A lot of times we’re just too polite to point them out, or we pretend not to notice. Well, this column is not polite. It’s rude, crass and completely lacking in any pretense toward civility. It is a column that will point out those Boners and shine a discriminating light on them, illuminating Boners for the world to see. Read on and find out just how hard I can be on Boners.
In the walls of this column you will find me wagging my finger at the Boners that have been perpetrated on us, the collecting/hobbyist/enthusiast community. Some Boners are more obvious, some are hidden, but all boners will be revealed over time.
Let’s start out this first column with some easy Boners, to warm up the concept a bit:
Boner 1: Constrictor’s crotch Boner
This is a boner I don’t want to see again. The painted-over sculpted detail. Did you think we wouldn’t notice, Hasbro? Did you think nobody would see that you painted over a sculpted belt? What’s next, flesh-tone pouches on a bare leg? Maybe coloring a hat the same color as hair, hoping we won’t notice. No. This is not the way, Hasbro. You have proven you are better than this, so trying to fool us by painting over a belt where a belt should not be is a gigantic boner that slaps the fans in the face. And I for one do not want to be hit in the face with a boner.
Boner 2: Piledriver’s unfisted Boner
I get this running change thing. I get it. Low cost, serving up a new character. But see…characters have gimmicks. Thor has his hammer, Captain America has his shield, Punisher has his guns, Doctor Octopus has his tentacles…and Piledriver has his fists. That’s that thing he does. He hits people. He’s a puncher. Much like the gamma-irradiated characters, people whose entire gimmick is punching need fists. Not grippy hands, but fists. I can excuse the gloves. I can. But the lack of fists, an integral component of the figure? No. That is a limpfisted Boner of the first order, and goes against the nature of the character. The prime directive of toy companies should always be: service the character. And this Boner serviced nobody. Bad Hasbro!

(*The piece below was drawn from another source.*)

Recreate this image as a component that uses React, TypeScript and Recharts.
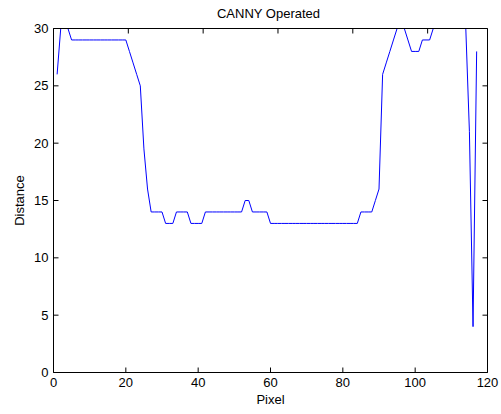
import { LineChart, Line, XAxis, YAxis, Label } from 'recharts';

// pixel index along the scan line
const PIXELS = [
  1, 2, 3, 4, 5, 6, 7, 8, 9, 10, 11, 12, 13, 14, 15, 16, 17, 18, 19, 20,
  21, 22, 23, 24, 25, 26, 27, 28, 29, 30, 31, 32, 33, 34, 35, 36, 37, 38, 39, 40,
  41, 42, 43, 44, 45, 46, 47, 48, 49, 50, 51, 52, 53, 54, 55, 56, 57, 58, 59, 60,
  61, 62, 63, 64, 65, 66, 67, 68, 69, 70, 71, 72, 73, 74, 75, 76, 77, 78, 79, 80,
  81, 82, 83, 84, 85, 86, 87, 88, 89, 90, 91, 92, 93, 94, 95, 96, 97, 98, 99, 100,
  101, 102, 103, 104, 105, 106, 107, 108, 109, 110, 111, 112, 113, 114, 115, 116, 117,
];

// distance (values above 30 are clipped in the original)
const DISTANCES = [
  26, 30, 31, 30, 29, 29, 29, 29, 29, 29, 29, 29, 29, 29, 29, 29, 29, 29, 29, 29,
  28, 27, 26, 25, 19.5, 16, 14, 14, 14, 14, 13, 13, 13, 14, 14, 14, 14, 13, 13, 13,
  13, 14, 14, 14, 14, 14, 14, 14, 14, 14, 14, 14, 15, 15, 14, 14, 14, 14, 14, 13,
  13, 13, 13, 13, 13, 13, 13, 13, 13, 13, 13, 13, 13, 13, 13, 13, 13, 13, 13, 13,
  13, 13, 13, 13, 14, 14, 14, 14, 15, 16, 26, 27, 28, 29, 30, 31, 30, 29, 28, 28,
  28, 29, 29, 29, 30, 31, 31, 31, 31, 31, 31, 31, 31, 30, 21, 4, 28,
];

const X_TICKS = [0, 20, 40, 60, 80, 100, 120];
const Y_TICKS = [0, 5, 10, 15, 20, 25, 30];

const data = PIXELS.map((p, i) => ({ pixel: p, distance: DISTANCES[i] }));

const font = '"Liberation Sans", Arial, Helvetica, sans-serif';
const tickStyle = { fontSize: 13, fill: '#000', fontFamily: font };
const labelStyle = { fontSize: 13, fill: '#000', fontFamily: font };

// top/right frame axes: tick marks only, no labels
const NoLabel = () => <g />;

export default function App() {
  return (
    <div style={{ position: 'absolute', left: 0, top: 0, width: 501, height: 414, background: '#fff' }}>
      <LineChart width={501} height={414} data={data} margin={{ top: 0, right: 0, bottom: 0, left: 0 }}>
        <XAxis
          dataKey="pixel"
          type="number"
          domain={[0, 120]}
          ticks={X_TICKS}
          allowDataOverflow
          height={41.5}
          stroke="#000"
          tickSize={-5}
          tickMargin={10}
          tick={tickStyle}
          interval={0}
        >
          <Label value="Pixel" position="insideBottom" offset={10} style={labelStyle} />
        </XAxis>
        <XAxis
          xAxisId="top"
          orientation="top"
          type="number"
          domain={[0, 120]}
          ticks={X_TICKS}
          allowDataOverflow
          height={28.5}
          stroke="#000"
          tickSize={-5}
          tick={NoLabel}
          interval={0}
        >
          <Label value="CANNY Operated" position="insideTop" offset={9} dx={-2} style={labelStyle} />
        </XAxis>
        <YAxis
          type="number"
          domain={[0, 30]}
          ticks={Y_TICKS}
          allowDataOverflow
          width={53.5}
          stroke="#000"
          tickSize={-5}
          tickMargin={10}
          tick={tickStyle}
          interval={0}
        >
          <Label
            value="Distance"
            angle={-90}
            position="insideLeft"
            offset={19.5}
            style={{ ...labelStyle, textAnchor: 'middle' }}
          />
        </YAxis>
        <YAxis
          yAxisId="right"
          orientation="right"
          type="number"
          domain={[0, 30]}
          ticks={Y_TICKS}
          allowDataOverflow
          width={13.5}
          stroke="#000"
          tickSize={-5}
          tick={NoLabel}
          interval={0}
        />
        <Line
          type="linear"
          dataKey="distance"
          stroke="#0000ff"
          strokeWidth={1}
          dot={false}
          activeDot={false}
          isAnimationActive={false}
        />
      </LineChart>
    </div>
  );
}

Boner 3: Old Man Flash’s delayed Boner
Just so this doesn’t become entirely Hasbashing session, Mattel’s the focus of the next boner.
The Flash will be late. Jay Garrick, the golden Age Flash, is going to be a month late. In an already troubled DC world with shifting schedules and thermometers and wilting enthusiasm, the last thing the collector community needs is the tremendous Boner of a delayed Flash. Above all else, the DC collecting community needs to be stimulated. And pushing the release of the first figure in the DC sub back a month is as unstimulating as thinking of Bikini Jay Garrick variant. A delayed Boner can kill enthusiasm quicker than…well, quicker than the Flash.
Boner 4: Thundercat Boner
Ok, Bandai, now it’s just getting ridiculous. First off there was the 8 Inch Boner, releasing only two figures in that larger scale, and then giving that up and going back to the 6 inch scale where it should have been in the first place. But now with the cancellation of the cartoon and no sign of a continuation of the line on the horizon, there’s worry that at no scale will we be getting a complete Thundercats lineup—not even the core members. I can’t play with a Boner of this magnitude. Remember all the goodwill accumulated by NECA when they put out some great TMNT figures and then just stopped? Yeah, me neither. This Boner will put that Boner to shame, because at least we got all four Turtles out of that. But this…this is an incomplete Boner, the worst kind. I can’t stands no mo. Make the rest of them. Just do it.
Boner 5: Storm Shadow: the vanishing Ninja Boner.
Yes, it’s Hasbro again. It can’t be helped. But you know who the people like? Ninjas. You know who the people want to buy? Ninjas. You know who’s impossible to find? What looks to be the greatest Storm Shadow figure ever made. But this is a shortpacked Boner, and it has to be held up and scrutinized. We all want Storm Shadows, Hasbro. We each deserve out shot at him. We don’t like wandering the toy aisle and instead of getting the toy we want, getting nothing but a huge Boner slapped in our face. Remove this Boner, Hasbro, and stock our stores with Storm Shadows. Because buying toys is the other half of the damned battle.
Boner 6: Expensive Boners
The final Boner of today’s column goes to toy prices. Toy companies: I know, suggested retail price. Fine. But 20 bucks for a fifteen dollar toy? By my shrewd calculations, that is a five dollar Boner, and a ridiculous one at that. Prices are high enough. Toys are hard to find as it is. I’m ok with prices not being the same as they were ten or five or even three years ago. But to raise the prices enough so that when we do find them we end up having to spend obscene amounts of money for something that don’t even have to be that expensive, but are because you want a couple more bucks? All the money in the world won’t be enough to wash the stink of that Boner off of you. I go to Wal-mart, not Boner-mart. I go to Toy’s R us, not Boners are us. If I haven’t made it clear, I’m paying for toys, not Boners. Knock it off. Lower the prices back to reasonable, and stop being little bitches about it.